Home » Is Debt Consolidation Right For You?

Is Debt Consolidation Right For You?

People who are in debt have several options open to them if they want to clear their debts. No option is particularly easy, but it depends on how much is owed and individual circumstances as to what the best solution might be.

The best way to deal with debt of a manageable level is to pay it off as and when you can. Putting aside any available income to clear a backlog of debt is not easy, but if you keep your spending to a minimum, you should be able to gradually get on top of any unpaid bills and overstretched credit cards. It may take a long time, but if you persevere you will gradually get ahead.

However, some people will be out of their depth in debt, and feel that they have lost control of the situation. In this case, it may be best to take advice from a debt management company. Although you will have to pay for their services, it can take a lot of the mental stress and pressure out of the situation.

A debt management company will assess your debts versus the available income that you have. The advisor may suggest setting up a debt management plan. Usually this is where the debt management company contacts all of your creditors and works out a repayment plan. Instead of paying each creditor what you owe, you pay the debt management company a monthly payment, which it then redistributes among your creditors. In some cases the debt management company may be able to negotiate an interest freeze while you pay the outstanding debts back. Creditors are usually willing to negotiate with debt management companies more than they might with individuals as it means they have a better chance of recouping their money.

If your debt level is extreme, then the debt management company might suggest a debt consolidation loan. This is where you take out a new loan to pay all the outstanding debt that you have. This will remove the pressure of having to manage a series of debts with different creditors. However, it doesn’t mean that the debt has disappeared. You’ve just put it into one basket and you will still have to make a regular payment to pay it off. On the plus side, the debt consolidation loan will offer more favourable interest rates and a longer repayment period than the average creditor.

The main danger with debt consolidation is a psychological one. Having all your debts effectively wiped clean with a new loan may give you a false sense of security. You may begin to think it’s ok to start spending on credit and store cards again as your outstanding debts no longer exist. However, the new loan still requires paying off and you shouldn’t be tempted to start spending again before you have cleared the debt consolidation loan.
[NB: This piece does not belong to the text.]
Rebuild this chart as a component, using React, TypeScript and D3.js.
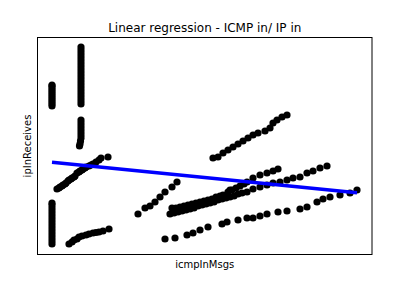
import React from "react";
import * as d3 from "d3";

const colLeftUpperX = [0, 0, 0, 0, 0, 0, 0, 0, 0, 0, 0, 0];
const colLeftUpperY = [140, 142, 144, 146, 148, 150, 152, 154, 156, 158, 160, 161];
const colLeftLowerX = [0, 0, 0, 0, 0, 0, 0, 0, 0, 0, 0, 0, 0, 0, 0];
const colLeftLowerY = [2, 5, 8, 11, 14, 17, 20, 23, 26, 29, 32, 35, 38, 41, 43];
const colMidUpperX = [29, 29, 29, 29, 29, 29, 29, 29, 29, 29, 29, 29, 29, 29, 29, 29, 29, 29, 29, 29];
const colMidUpperY = [142, 145, 148, 151, 154, 157, 160, 163, 166, 169, 172, 175, 178, 181, 184, 187, 190, 193, 196, 199];
const colMidLowerX = [29, 29, 29, 29, 29, 29, 29, 28.5, 28, 27.5];
const colMidLowerY = [126, 123, 120, 117, 114, 111, 108, 105, 102, 100];
const diagLeftX = [5, 7, 8, 10, 11, 13, 14, 16, 17, 19, 20, 22, 23, 25, 27, 28, 30, 31, 33, 34, 37, 39, 41, 44, 47, 49, 56];
const diagLeftY = [57, 58, 59, 60, 61, 62, 63, 65, 66, 67, 68, 69, 70, 73, 74, 75, 76, 77, 78, 79, 80, 81, 82, 84, 86, 88, 89];
const rowLeftX = [17, 20, 22, 25, 27, 30, 34, 37, 41, 44, 47, 51, 57];
const rowLeftY = [2, 4, 6, 7, 9, 10, 11, 12, 13, 13.5, 14, 15, 17];
const diagMidX = [86, 93, 98, 103, 108, 113, 120, 125];
const diagMidY = [32, 38, 40, 44, 49, 54, 59, 64];
const bandX = [118, 122, 126, 130, 134, 138, 142, 146, 150, 154, 158, 162, 166, 170, 174, 178, 182, 186, 190,
  120, 124, 128, 132, 136, 140, 144, 148, 152, 156, 160, 164, 168, 171, 176, 178, 180, 184, 188, 192, 195, 201, 208, 215, 221, 226];
const bandY = [32, 33, 34, 35, 36, 37, 38, 40, 41, 42, 43, 44, 46, 47, 48, 49, 50, 52, 53,
  38, 38, 39, 40, 41, 42, 43, 44, 45, 46, 47, 49, 50, 51, 54, 56, 56, 58, 60, 62, 64, 68, 71, 73, 75, 77];
const rowMidX = [195, 201, 208, 215, 221, 228, 235, 241, 248, 255, 261, 268, 275];
const rowMidY = [54, 57, 59, 61, 63, 64, 66, 68, 69, 73, 75, 78, 80];
const rowLowX = [113, 123, 135, 141, 148, 156, 170, 175, 186, 195, 201, 208, 215, 226, 235, 248, 255, 265, 271, 278, 288, 298, 305];
const rowLowY = [7, 8, 11, 13, 16, 19, 22, 24, 26, 28, 28, 30, 32, 34, 35, 37, 39, 44, 47, 49, 51, 53, 56];
const diagRightX = [161, 166, 171, 176, 181, 186, 191, 196, 201, 206, 213, 218, 221, 225, 230, 235];
const diagRightY = [88, 89, 93, 96, 99, 102, 105, 108, 111, 113, 115, 118, 123, 126, 129, 131];

// fitted regression line end points
const fitX = [0, 305];
const fitY = [83.7, 53.3];

const groupsX = [colLeftUpperX, colLeftLowerX, colMidUpperX, colMidLowerX, diagLeftX, rowLeftX, diagMidX, bandX, rowMidX, rowLowX, diagRightX];
const groupsY = [colLeftUpperY, colLeftLowerY, colMidUpperY, colMidLowerY, diagLeftY, rowLeftY, diagMidY, bandY, rowMidY, rowLowY, diagRightY];

const W = 407;
const H = 286;
const left = 37.5;
const right = 372;
const top = 37.5;
const bottom = 254.5;

export default function App() {
  const x = d3.scaleLinear().domain([-14.5, 320]).range([left, right]);
  const y = d3.scaleLinear().domain([-8.5, 208.5]).range([bottom, top]);

  const points: { px: number; py: number }[] = [];
  groupsX.forEach((gx, gi) => {
    gx.forEach((v, i) => points.push({ px: x(v), py: y(groupsY[gi][i]) }));
  });

  const line = d3
    .line<number>()
    .x((d) => x(d))
    .y((_, i) => y(fitY[i]));

  const font = "DejaVu Sans, sans-serif";

  return (
    <svg
      width={W}
      height={H}
      style={{ position: "absolute", left: 0, top: 0, background: "#fff" }}
    >
      <rect x={0} y={0} width={W} height={H} fill="#fff" />
      {points.map((p, i) => (
        <circle key={i} cx={p.px} cy={p.py} r={3.6} fill="#000" />
      ))}
      <path d={line(fitX) || ""} stroke="#0000ff" strokeWidth={3.5} fill="none" />
      <rect
        x={left}
        y={top}
        width={right - left}
        height={bottom - top}
        fill="none"
        stroke="#000"
        strokeWidth={1}
      />
      <text x={(left + right) / 2} y={32} textAnchor="middle" fontFamily={font} fontSize={12} fill="#000">
        Linear regression - ICMP in/ IP in
      </text>
      <text x={(left + right) / 2} y={268} textAnchor="middle" fontFamily={font} fontSize={10} fill="#000">
        icmpInMsgs
      </text>
      <text
        transform={`translate(31,${(top + bottom) / 2}) rotate(-90)`}
        textAnchor="middle"
        fontFamily={font}
        fontSize={10}
        fill="#000"
      >
        ipInReceives
      </text>
    </svg>
  );
}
The pros and cons of debt consolidation

Debt consolidation gives you clarity. It’s far easier to keep track of your income and expenditure with only one monthly payment to keep up with.

If you find meeting the various repayments every month a struggle, then debt consolidation can help lower the amount you need to find each month, as the loan will run over a longer period than your current debts.

However, if you go down the debt consolidation route, your credit report could include a record that you did not keep up with original credit agreements, making borrowing money in the future more complicated or problematic.

With debt consolidation, you stand to remain in debt for a longer period and you will end up paying more interest overall.

Is debt consolidation the right choice?

Deciding whether debt consolidation is the right choice is down to each individual’s own circumstances, the amount they owe and whether there is an alternative like borrowing from a relative. Always seek independent financial advice before taking out a debt consolidation loan.